Ailleann - Oct 24, 2005 2:44:27 am PDT #8137 of 10002
vanguard of the socialist Hollywood liberal homosexualist agenda

After watching 28 Days Later, despite the tag ending and that it was 1am, my roommate and I sat on his bed for an hour, trying to convince ourselves that not only were there no zombies outside, but that they had no way of getting into our third floor apartment.

No specific images come to mind, as I think I've sort of blurred the details for my own sanity, but something about that particular brand of zombies freaked. me. out.

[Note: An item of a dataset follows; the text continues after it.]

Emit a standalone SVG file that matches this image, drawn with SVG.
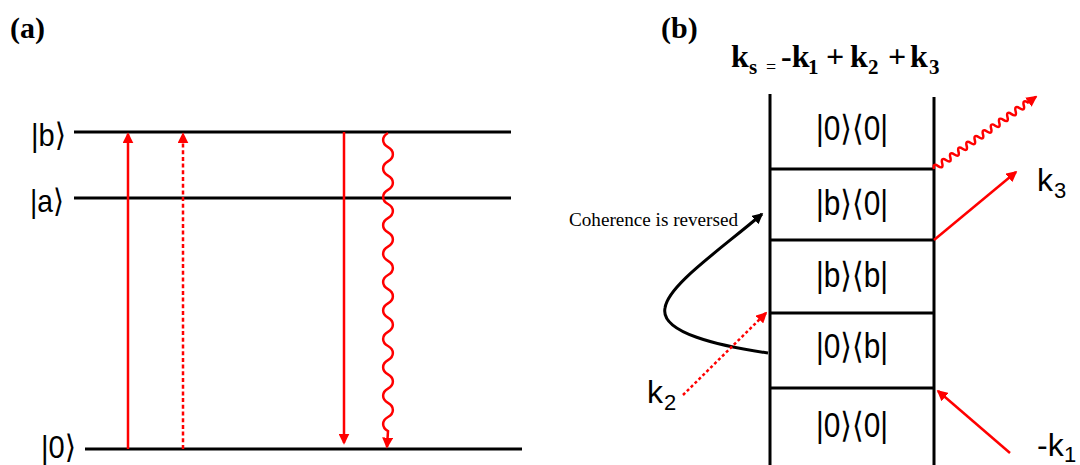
<svg xmlns="http://www.w3.org/2000/svg" width="1080" height="465" viewBox="0 0 1080 465">
<style>
.ttl{font-family:"Liberation Serif","Times New Roman",serif;font-weight:bold;font-size:30px;fill:#000}
.lv{stroke:#000;stroke-width:3;fill:none}
.st{font-family:"Liberation Sans","DejaVu Sans",sans-serif;font-size:32px;fill:#000}
.bx{font-family:"Liberation Sans","DejaVu Sans",sans-serif;font-size:35px;fill:#000;text-anchor:middle}
.kl{font-family:"Liberation Sans",Arial,sans-serif;font-size:32px;fill:#000}
.red{stroke:#f00;stroke-width:2.5;fill:none}
.dot{stroke-dasharray:4 2.7}
.eq{font-family:"Liberation Serif","Times New Roman",serif;font-weight:bold;font-size:32px;fill:#000}
.sub{font-size:21px}
</style>
<defs>
<marker id="ar" viewBox="0 0 10 10" refX="8.5" refY="5" markerWidth="11" markerHeight="11" markerUnits="userSpaceOnUse" orient="auto"><path d="M0,0 L10,5 L0,10 z" fill="#f00"/></marker>
<marker id="ak" viewBox="0 0 10 10" refX="8.5" refY="5" markerWidth="11" markerHeight="11" markerUnits="userSpaceOnUse" orient="auto"><path d="M0,0 L10,5 L0,10 z" fill="#000"/></marker>
</defs>
<rect width="1080" height="465" fill="#fff"/>

<g id="panel-a-title"><text class="ttl" x="10" y="38">(a)</text></g>

<g id="level-b">
<line class="lv" x1="74" y1="132" x2="511" y2="132"/>
<text class="st" x="31" y="146" textLength="35" lengthAdjust="spacingAndGlyphs">|b⟩</text>
</g>
<g id="level-a">
<line class="lv" x1="74" y1="198" x2="511" y2="198"/>
<text class="st" x="30" y="212" textLength="34" lengthAdjust="spacingAndGlyphs">|a⟩</text>
</g>
<g id="level-0">
<line class="lv" x1="85" y1="449" x2="522" y2="449"/>
<text class="st" x="41" y="458" textLength="35" lengthAdjust="spacingAndGlyphs">|0⟩</text>
</g>

<g id="connectors-a">
<path class="red" d="M128,449 L128,134" marker-end="url(#ar)"/>
<path class="red dot" d="M183,449 L183,134" stroke-width="3" marker-end="url(#ar)"/>
<path class="red" d="M344,132 L344,443" marker-end="url(#ar)"/>
<path class="red" d="M388,133 c -6.5,3.55 -6.5,10.65 0,14.2 s 6.5,10.65 0,14.2 s -6.5,10.65 0,14.2 s 6.5,10.65 0,14.2 s -6.5,10.65 0,14.2 s 6.5,10.65 0,14.2 s -6.5,10.65 0,14.2 s 6.5,10.65 0,14.2 s -6.5,10.65 0,14.2 s 6.5,10.65 0,14.2 s -6.5,10.65 0,14.2 s 6.5,10.65 0,14.2 s -6.5,10.65 0,14.2 s 6.5,10.65 0,14.2 s -6.5,10.65 0,14.2 s 6.5,10.65 0,14.2 s -6.5,10.65 0,14.2 s 6.5,10.65 0,14.2 s -6.5,10.65 0,14.2 s 6.5,10.65 0,14.2 s -6.5,10.65 0,14.2 L387,447" marker-end="url(#ar)"/>
</g>

<g id="panel-b-title"><text class="ttl" x="661" y="38">(b)</text></g>

<g id="equation">
<text class="eq" y="67"><tspan x="731" y="67">k</tspan><tspan class="sub" x="749" y="74">s</tspan><tspan x="766" y="73" font-size="18" font-weight="normal">=</tspan><tspan x="781" y="67">-k</tspan><tspan class="sub" x="808" y="74">1</tspan><tspan x="826" y="67">+</tspan><tspan x="850" y="67">k</tspan><tspan class="sub" x="868" y="74">2</tspan><tspan x="888" y="67">+</tspan><tspan x="910" y="67">k</tspan><tspan class="sub" x="929" y="74">3</tspan></text>
</g>

<g id="ladder">
<line class="lv" x1="770" y1="94" x2="770" y2="465"/>
<line class="lv" x1="934" y1="97" x2="934" y2="465"/>
</g>
<g id="box1">
<text class="bx" x="852" y="140" textLength="72" lengthAdjust="spacingAndGlyphs">|0⟩⟨0|</text>
</g>
<g id="box2">
<line class="lv" x1="770" y1="169" x2="934" y2="169"/>
<text class="bx" x="852" y="215" textLength="72" lengthAdjust="spacingAndGlyphs">|b⟩⟨0|</text>
</g>
<g id="box3">
<line class="lv" x1="770" y1="240" x2="934" y2="240"/>
<text class="bx" x="852" y="287" textLength="72" lengthAdjust="spacingAndGlyphs">|b⟩⟨b|</text>
</g>
<g id="box4">
<line class="lv" x1="770" y1="313" x2="934" y2="313"/>
<text class="bx" x="852" y="358" textLength="72" lengthAdjust="spacingAndGlyphs">|0⟩⟨b|</text>
</g>
<g id="box5">
<line class="lv" x1="770" y1="388" x2="934" y2="388"/>
<text class="bx" x="852" y="437" textLength="72" lengthAdjust="spacingAndGlyphs">|0⟩⟨0|</text>
</g>

<g id="coherence-label">
<text x="569" y="226" font-family="Liberation Serif,'Times New Roman',serif" font-size="19" textLength="169" lengthAdjust="spacingAndGlyphs">Coherence is reversed</text>
</g>

<g id="labels-k">
<text class="kl" x="647" y="403">k<tspan x="664" y="410" font-size="22">2</tspan></text>
<text class="kl" x="1037" y="191">k<tspan x="1054" y="198" font-size="22">3</tspan></text>
<text class="kl" x="1037" y="456">-k<tspan x="1064" y="462" font-size="22">1</tspan></text>
</g>

<g id="connectors-b">
<path d="M768,353 C 720,346 660,333 665,308 C 668,285 720,250 762,214" stroke="#000" stroke-width="3" fill="none" marker-end="url(#ak)"/>
<path class="red" d="M683,395 L766,313" stroke-width="3" stroke-dasharray="3 2.5" marker-end="url(#ar)"/>
<path class="red" d="M934,240 L1016,172" marker-end="url(#ar)"/>
<path class="red" d="M1010,453 L938,391" marker-end="url(#ar)"/>
<g transform="translate(934,169) rotate(-35.3)">
<path class="red" d="M0,0 c 1.5,-4 3.5,-4 5,0 s 3.5,4 5,0 s 3.5,-4 5,0 s 3.5,4 5,0 s 3.5,-4 5,0 s 3.5,4 5,0 s 3.5,-4 5,0 s 3.5,4 5,0 s 3.5,-4 5,0 s 3.5,4 5,0 s 3.5,-4 5,0 s 3.5,4 5,0 s 3.5,-4 5,0 s 3.5,4 5,0 s 3.5,-4 5,0 s 3.5,4 5,0 s 3.5,-4 5,0 s 3.5,4 5,0 s 3.5,-4 5,0 s 3.5,4 5,0 s 3.5,-4 5,0 s 3.5,4 5,0 s 3.5,-4 5,0 L125,0" marker-end="url(#ar)"/>
</g>
</g>
</svg>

Frankenbuddha - Oct 24, 2005 4:34:58 am PDT #8138 of 10002
"We are the Goon Squad and we're coming to town...Beep! Beep!" - David Bowie, "Fashion"

Scariest movie experience: seeing SUSPIRIA at 13 years old in a theater. First 15 minutes scared the carp (I meant to type crap, but the typo is making me laugh, so I'ma gonna leave it) out of me. Nothing quite as bad happens in the rest of the movie, but everytime that music started kicking in I'd dive under the seat.

Pretty much jaded me for life. Some movies since have disturbed me more, but nothing full-on put me under my seat like that movie.


Gandalfe - Oct 24, 2005 5:21:03 am PDT #8139 of 10002
The generation that could change the world is still looking for its car keys.

For some reason, zombies, vampires, Frankenstein's Monster, mummies, and most other monsters don't scare me. But werewolves freak my shit right out.

Company of Wolves. When they're coming thru the window? Holy hell.